All music is what awakes from you when you are reminded by the instruments,
It is not the violins and the cornets, it is not the oboe nor the beating drums,
It is nearer and farther than they.
Do you suppose that in these, touched by the fine players of the world, are the primary of the feelings that move you?
No; there is something else,
This something is in the soul and eludes description.
Do you know what music does to the soul?
Music, the most spiritual of sensuous enjoyments, gives it some faint sign of the harmony and measure that are of its essence.

I tied this idea to what J. R. R. Tolkien wrote in a letter to his friend C. S. Lewis: “If God is mythopoeic, man must become mythopathic.” There are many parallels between Tolkien's view of divine cosmogenesis and Whitehead’s concept of divinely inspired creativity, where God is imagined as akin to a conductor guiding (but not determining) an orchestra.

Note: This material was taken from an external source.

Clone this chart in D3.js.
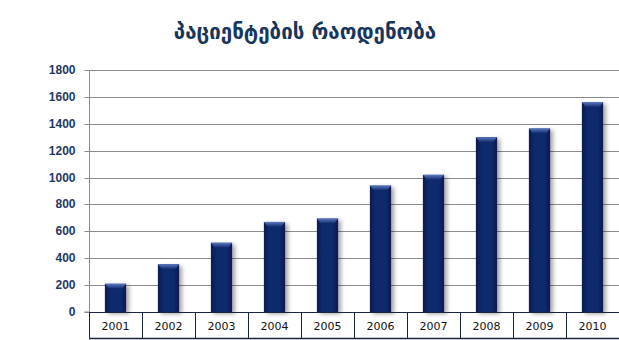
<!DOCTYPE html>
<html>
<head>
<meta charset="utf-8">
<script src="https://cdn.jsdelivr.net/npm/d3@7"></script>
<style>
  body { margin: 0; background: #fff; }
  svg { display: block; }
</style>
</head>
<body>
<div id="chart"></div>
<script>
const years = ['2001', '2002', '2003', '2004', '2005', '2006', '2007', '2008', '2009', '2010'];
const patients = [210, 355, 515, 670, 695, 940, 1020, 1300, 1365, 1560];
const yTicks = [0, 200, 400, 600, 800, 1000, 1200, 1400, 1600, 1800];
const chartTitle = 'პაციენტების რაოდენობა';

const svgWidth = 619;
const svgHeight = 340;

const margin = { top: 70, right: 0, bottom: 2, left: 89 };
const width = svgWidth - margin.left - margin.right;
const height = svgHeight - margin.top - margin.bottom;

const svg = d3.select('#chart')
    .append('svg')
    .attr('width', svgWidth)
    .attr('height', svgHeight);

// gradients + shadow for the bevelled bars
const defs = svg.append('defs');
const grad = defs.append('linearGradient')
    .attr('id', 'barGrad')
    .attr('x1', '0').attr('x2', '1').attr('y1', '0').attr('y2', '0');
grad.append('stop').attr('offset', '0%').attr('stop-color', '#0a1b4e');
grad.append('stop').attr('offset', '25%').attr('stop-color', '#10296c');
grad.append('stop').attr('offset', '75%').attr('stop-color', '#10296c');
grad.append('stop').attr('offset', '100%').attr('stop-color', '#0a1b4e');

const topGrad = defs.append('linearGradient')
    .attr('id', 'topGrad')
    .attr('x1', '0').attr('x2', '0').attr('y1', '0').attr('y2', '1');
topGrad.append('stop').attr('offset', '0%').attr('stop-color', '#5a78c0');
topGrad.append('stop').attr('offset', '100%').attr('stop-color', '#10296c');

const shadow = defs.append('filter')
    .attr('id', 'shadow')
    .attr('x', '-30%').attr('y', '-10%').attr('width', '180%').attr('height', '130%');
shadow.append('feDropShadow')
    .attr('dx', 3).attr('dy', 2)
    .attr('stdDeviation', 2)
    .attr('flood-color', '#000')
    .attr('flood-opacity', 0.35);

const chartGroup = svg.append('g')
    .attr('transform', `translate(${margin.left}, ${margin.top})`);

// scales
const xBandScale = d3.scaleBand()
    .domain(years)
    .range([0, width])
    .paddingInner(0.6)
    .paddingOuter(0.3);

const yLinearScale = d3.scaleLinear()
    .domain([0, 1800])
    .range([height - 26, 0]);

const zeroY = yLinearScale(0);

// gridlines
chartGroup.append('g')
    .selectAll('line')
    .data(yTicks.slice(1))
    .enter()
    .append('line')
    .attr('x1', 0)
    .attr('x2', width)
    .attr('y1', d => Math.round(yLinearScale(d)) + 0.5)
    .attr('y2', d => Math.round(yLinearScale(d)) + 0.5)
    .attr('stroke', '#8c8c8c')
    .attr('stroke-width', 1);

// left axis
const leftAxis = d3.axisLeft(yLinearScale)
    .tickValues(yTicks)
    .tickFormat(d3.format('d'))
    .tickSize(5)
    .tickPadding(9);

const yAxis = chartGroup.append('g')
    .attr('transform', 'translate(0.5, 0)')
    .call(leftAxis);
yAxis.select('.domain').attr('stroke', '#8c8c8c').attr('d', `M-5,${zeroY}H0V0`);
yAxis.selectAll('.tick line').attr('stroke', '#8c8c8c');
yAxis.selectAll('.tick').attr('transform', d => `translate(0, ${Math.round(yLinearScale(d)) + 0.5})`);
yAxis.selectAll('text')
    .attr('fill', '#1f3864')
    .style('font-family', '"Liberation Sans", Arial, sans-serif')
    .style('font-weight', 'bold')
    .style('font-size', '12px');

// bars
const barGroups = chartGroup.selectAll('.bar')
    .data(patients)
    .enter()
    .append('g')
    .classed('bar', true)
    .attr('filter', 'url(#shadow)');

barGroups.append('rect')
    .attr('x', (d, i) => xBandScale(years[i]))
    .attr('y', d => yLinearScale(d))
    .attr('width', xBandScale.bandwidth())
    .attr('height', d => zeroY - yLinearScale(d))
    .attr('fill', 'url(#barGrad)');

barGroups.append('path')
    .attr('d', (d, i) => {
        const x0 = xBandScale(years[i]);
        const w = xBandScale.bandwidth();
        const y0 = yLinearScale(d);
        return `M${x0},${y0}H${x0 + w}L${x0 + w - 4},${y0 + 5}H${x0 + 4}Z`;
    })
    .attr('fill', 'url(#topGrad)');

// category table under the bars
const catGroup = chartGroup.append('g')
    .attr('transform', `translate(0, ${zeroY})`);

const step = width / years.length;

catGroup.append('line')
    .attr('x1', 0).attr('x2', width)
    .attr('y1', 0.5).attr('y2', 0.5)
    .attr('stroke', '#1a2440');

catGroup.append('line')
    .attr('x1', 0).attr('x2', width)
    .attr('y1', 26.5).attr('y2', 26.5)
    .attr('stroke', '#1a2440')
    .attr('stroke-width', 1.5);

catGroup.selectAll('.divider')
    .data(d3.range(years.length))
    .enter()
    .append('line')
    .classed('divider', true)
    .attr('x1', i => Math.round(i * step) + 0.5)
    .attr('x2', i => Math.round(i * step) + 0.5)
    .attr('y1', 0)
    .attr('y2', 26)
    .attr('stroke', '#1a2440');

catGroup.selectAll('.yearLabel')
    .data(years)
    .enter()
    .append('text')
    .classed('yearLabel', true)
    .attr('x', d => xBandScale(d) + xBandScale.bandwidth() / 2)
    .attr('y', 18)
    .attr('text-anchor', 'middle')
    .attr('fill', '#111')
    .style('font-family', '"DejaVu Sans", Verdana, sans-serif')
    .style('font-size', '11px')
    .text(d => d);

// title
svg.append('text')
    .attr('x', 305)
    .attr('y', 39)
    .attr('text-anchor', 'middle')
    .attr('fill', '#17365d')
    .style('font-family', '"DejaVu Sans", sans-serif')
    .style('font-weight', 'bold')
    .style('font-size', '20.5px')
    .text(chartTitle);
</script>
</body>
</html>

We moved on to explore the unconscious mind’s role in creativity, how human alignment with unconscious patterns brings clarity to one’s purpose, and the relationship between past, present, and future possibilities. We tried out metaphors of constraint, growth, and improvisation, weaving in references to Whitehead’s eternal objects and immanent forms of teleology.

I tried to articulate how constraints, both from past actualities and future lures, shape creativity. I contrasted mere randomness with meaningful improvisation and emphasized Whitehead’s notion of a divine “lure for feeling” that entices but does not determine the possibilities that we end up actualizing. Sam introduced the idea of mystic consciousness, asking whether those at the edges of human experience might access different realms of creativity or potential.

As the conversation progressed, we explored the role of trauma and suffering in evolution. Trauma can overly constrain creativity but, when processed or reinterpreted, may also deepen our sensitivity to and expression of deeper beauty. Simon elaborated on metaphors of roots, slime molds, and nutrient gathering to illustrate how revisiting the past can release hidden potential. I noted how life seems to push beyond mere survival, seeking intensified experience and flourishing in ways that challenge materialistic reductionism’s narrow focus on natural selection. Sam brings up the duality of health and disease, suggesting that illness can enhance life’s depth. Suffering isn’t something we necessarily seek out, but it nonetheless intensifies experience and might ultimately enhance beauty.

Toward the end, we circled back to philosophical questions about justice, creativity, and aesthetics. I recommended the final chapters of Whitehead’s Adventures of Ideas which emphasize how human creativity participates in the universe’s broader artistic impulse. The discussion closed with Simon asking what generative AI means for creativity, suggesting it as a topic for future conversation.